このツィンギ・デ・ベマラハだけでも十分に魅力的な世界遺産だったのですが、「アンドレファナの乾燥林群」に変わったことによって、さらにマダガスカルの自然環境の違いが分かりやすくなりました。

マダガスカルはアフリカ大陸の東側、インド洋に浮かぶ島で南北約1600キロ、東西は600キロ弱の縦に長い形をしています。島の西側にはバオバブを含む世界遺産の乾燥林がありますが、東側は雨が多く「アツィナナナの雨林群」という別の世界遺産があります。つまり乾燥した西と雨の多い東という島の環境を象徴しているのが、「アンドレファナの乾燥林群」と「アツィナナナの雨林群」というふたつの世界遺産なのです。

マダガスカル島には南北に走る山脈があり、東から吹く湿った風が山脈にぶつかり、島の東部に雨を降らせています。その雨が生んだのが「アツィナナナの雨林群」で、鬱蒼とした森にはやはり珍しいサルが暮らしています。

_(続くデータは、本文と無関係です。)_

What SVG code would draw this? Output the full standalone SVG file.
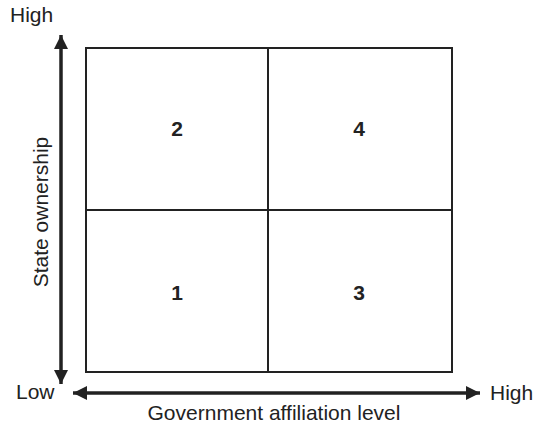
<svg xmlns="http://www.w3.org/2000/svg" width="534" height="427" viewBox="0 0 534 427">
<style>
text{font-family:"Liberation Sans",Arial,sans-serif;fill:#222;font-size:21px}
.num{font-weight:bold;text-anchor:middle;font-size:21px}
.box{fill:none;stroke:#222;stroke-width:2}
.ax{stroke:#222;stroke-width:3.5;fill:none}
</style>
<defs>
<marker id="ah" viewBox="0 0 10 10" refX="10" refY="5" markerWidth="4.5" markerHeight="4" orient="auto-start-reverse" markerUnits="strokeWidth">
<path d="M0,0 L10,5 L0,10 z" fill="#222"/>
</marker>
</defs>
<g id="grid">
<rect class="box" x="86" y="48" width="366" height="324"/>
<line class="box" x1="268" y1="48" x2="268" y2="372"/>
<line class="box" x1="86" y1="210" x2="452" y2="210"/>
</g>
<g id="connectors">
<line class="ax" x1="61" y1="35" x2="61" y2="384" marker-start="url(#ah)" marker-end="url(#ah)"/>
<line class="ax" x1="73" y1="393" x2="480" y2="393" marker-start="url(#ah)" marker-end="url(#ah)"/>
</g>
<g id="q2"><text class="num" x="177" y="136">2</text></g>
<g id="q4"><text class="num" x="359" y="136">4</text></g>
<g id="q1"><text class="num" x="177" y="300">1</text></g>
<g id="q3"><text class="num" x="359" y="300">3</text></g>
<g id="labels">
<text x="10" y="22">High</text>
<text x="16" y="399">Low</text>
<text x="490" y="400">High</text>
<text x="274" y="420" text-anchor="middle">Government affiliation level</text>
<text transform="translate(48,212) rotate(-90)" text-anchor="middle">State ownership</text>
</g>
</svg>
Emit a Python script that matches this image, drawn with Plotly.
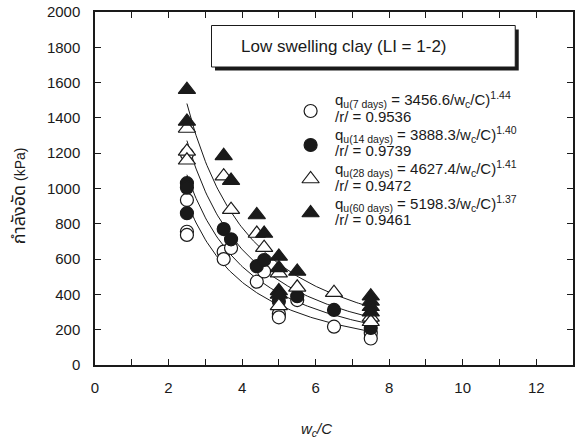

番組で撮影したのですが、雨林には猛毒の青酸を含む特別な種類の竹が生えていて、その竹を主食にする奇妙なサルを撮ることができました。

西では奇岩で跳躍するサル、東の森では栄養を独占するため猛毒を食べるサル。マダガスカルの東西の環境の違いが、そこに住む動物たちの生態に現れていて、特色を映像で伝えやすい自然遺産でした。

アフリカ!大地の裂け目に巨大湖

このように特異な環境と、そこに適応した生き物の姿を見ることができる世界遺産は他にもあります。そのひとつが、ケニアの世界遺産「グレートリフトバレーの湖群」。

グレートリフトバレーは日本語だと「大地溝帯」といい、アフリカ大陸東部を南北7000キロにわたって縦断する巨大な谷です。実は地殻変動によって生まれた大地の裂け目で、谷の幅は広いところで実に100キロ。この裂け目は今も東西に拡がり続けています。

この大地溝帯の谷底に水が溜まり、湖がいくつもできました。ケニアにある、そうした3つの湖を世界遺産に登録したのが「グレートリフトバレーの湖群」です。ボゴリア湖はそのひとつで、水質は普通の生物では生きていけないほどの強アルカリ性。この過酷な環境に適応したのがフラミンゴです。

番組でボゴリア湖を撮影したのですが、フラミンゴの大群を撮ることができました。フラミンゴの足の皮膚は丈夫で、強アルカリ性にも耐えられるといいます。さらに湖にはスピルリナという強アルカリ性水質でも繁殖する藻類がいて、フラミンゴはこのスピルリナを主食にしているのです。ちなみにスピルリナは、赤い色素の元となるベータカロテンを多く含み、これを食べ続けているのでフラミンゴの身体はピンク色になると考えられています。

自然遺産に登録されるための基準のひとつに、「生態系の顕著な例であること」というものがあります。マダガスカルでは、乾燥林と雨林という対照的な森にそれぞれの環境に適応した動植物が暮らしています。またグレートリフトバレーの湖では、強アルカリ性に適応した生きものたちの姿を見ることが出来ます。共に特異な環境が生んだ生態系を残していることで、その貴重さから世界遺産になったわけです。